- To do
Make an exact transcription of the material, leaving out all images.

^^^^^^^^

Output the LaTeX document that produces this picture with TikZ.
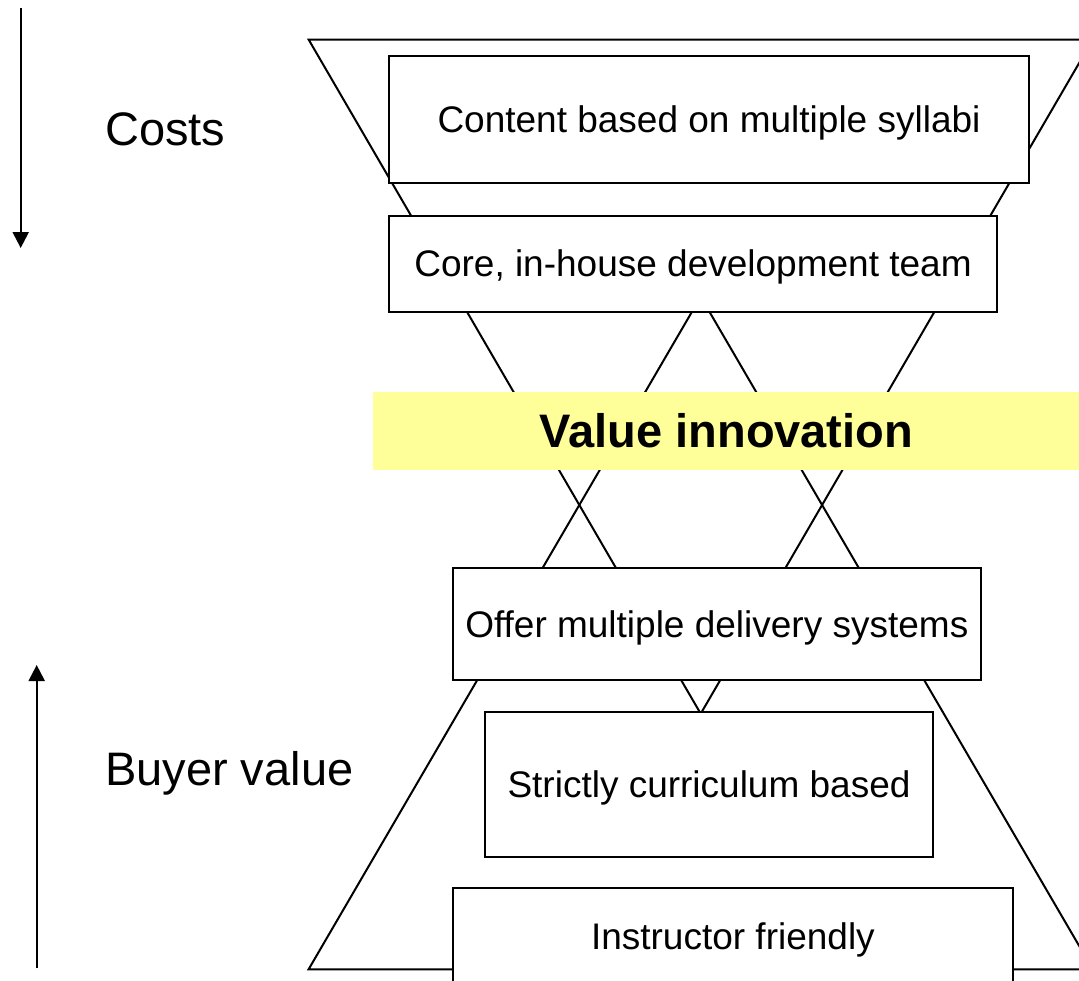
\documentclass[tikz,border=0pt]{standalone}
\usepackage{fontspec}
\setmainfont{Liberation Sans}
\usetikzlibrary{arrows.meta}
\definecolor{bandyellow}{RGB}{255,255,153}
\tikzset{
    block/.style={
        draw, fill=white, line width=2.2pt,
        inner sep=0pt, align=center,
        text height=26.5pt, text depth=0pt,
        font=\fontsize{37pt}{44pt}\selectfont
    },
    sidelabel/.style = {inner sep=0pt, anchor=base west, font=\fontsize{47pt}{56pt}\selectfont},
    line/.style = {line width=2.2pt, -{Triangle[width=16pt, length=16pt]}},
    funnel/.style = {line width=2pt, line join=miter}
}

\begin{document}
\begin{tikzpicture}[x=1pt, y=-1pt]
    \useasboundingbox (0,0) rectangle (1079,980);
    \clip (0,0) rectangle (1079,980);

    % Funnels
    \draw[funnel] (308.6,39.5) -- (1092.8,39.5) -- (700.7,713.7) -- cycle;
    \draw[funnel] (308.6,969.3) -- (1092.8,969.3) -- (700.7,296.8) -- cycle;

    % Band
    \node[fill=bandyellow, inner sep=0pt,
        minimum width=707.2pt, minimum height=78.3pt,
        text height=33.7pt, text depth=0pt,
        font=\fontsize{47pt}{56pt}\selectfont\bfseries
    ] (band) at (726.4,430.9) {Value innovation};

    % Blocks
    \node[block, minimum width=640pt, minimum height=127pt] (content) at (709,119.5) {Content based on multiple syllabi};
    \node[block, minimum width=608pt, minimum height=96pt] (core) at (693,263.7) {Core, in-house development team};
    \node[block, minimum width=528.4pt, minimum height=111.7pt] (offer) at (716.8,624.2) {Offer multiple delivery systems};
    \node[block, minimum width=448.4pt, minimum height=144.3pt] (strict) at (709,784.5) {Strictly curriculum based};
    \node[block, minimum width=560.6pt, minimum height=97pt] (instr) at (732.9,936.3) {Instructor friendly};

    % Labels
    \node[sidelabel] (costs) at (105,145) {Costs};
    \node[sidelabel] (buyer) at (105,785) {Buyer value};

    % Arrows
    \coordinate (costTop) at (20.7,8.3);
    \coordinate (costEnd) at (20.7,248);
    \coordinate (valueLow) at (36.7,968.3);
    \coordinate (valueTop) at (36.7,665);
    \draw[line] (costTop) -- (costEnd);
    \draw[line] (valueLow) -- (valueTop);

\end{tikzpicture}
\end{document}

^^^^^^^^

- Finished answer
Output the LaTeX document that produces this picture with TikZ.
\documentclass[tikz,border=0pt]{standalone}
\usepackage{fontspec}
\setmainfont{Liberation Sans}
\usetikzlibrary{arrows.meta}
\definecolor{bandyellow}{RGB}{255,255,153}
\tikzset{
    block/.style={
        draw, fill=white, line width=2.2pt,
        inner sep=0pt, align=center,
        text height=26.5pt, text depth=0pt,
        font=\fontsize{37pt}{44pt}\selectfont
    },
    sidelabel/.style = {inner sep=0pt, anchor=base west, font=\fontsize{47pt}{56pt}\selectfont},
    line/.style = {line width=2.2pt, -{Triangle[width=16pt, length=16pt]}},
    funnel/.style = {line width=2pt, line join=miter}
}

\begin{document}
\begin{tikzpicture}[x=1pt, y=-1pt]
    \useasboundingbox (0,0) rectangle (1079,980);
    \clip (0,0) rectangle (1079,980);

    % Funnels
    \draw[funnel] (308.6,39.5) -- (1092.8,39.5) -- (700.7,713.7) -- cycle;
    \draw[funnel] (308.6,969.3) -- (1092.8,969.3) -- (700.7,296.8) -- cycle;

    % Band
    \node[fill=bandyellow, inner sep=0pt,
        minimum width=707.2pt, minimum height=78.3pt,
        text height=33.7pt, text depth=0pt,
        font=\fontsize{47pt}{56pt}\selectfont\bfseries
    ] (band) at (726.4,430.9) {Value innovation};

    % Blocks
    \node[block, minimum width=640pt, minimum height=127pt] (content) at (709,119.5) {Content based on multiple syllabi};
    \node[block, minimum width=608pt, minimum height=96pt] (core) at (693,263.7) {Core, in-house development team};
    \node[block, minimum width=528.4pt, minimum height=111.7pt] (offer) at (716.8,624.2) {Offer multiple delivery systems};
    \node[block, minimum width=448.4pt, minimum height=144.3pt] (strict) at (709,784.5) {Strictly curriculum based};
    \node[block, minimum width=560.6pt, minimum height=97pt] (instr) at (732.9,936.3) {Instructor friendly};

    % Labels
    \node[sidelabel] (costs) at (105,145) {Costs};
    \node[sidelabel] (buyer) at (105,785) {Buyer value};

    % Arrows
    \coordinate (costTop) at (20.7,8.3);
    \coordinate (costEnd) at (20.7,248);
    \coordinate (valueLow) at (36.7,968.3);
    \coordinate (valueTop) at (36.7,665);
    \draw[line] (costTop) -- (costEnd);
    \draw[line] (valueLow) -- (valueTop);

\end{tikzpicture}
\end{document}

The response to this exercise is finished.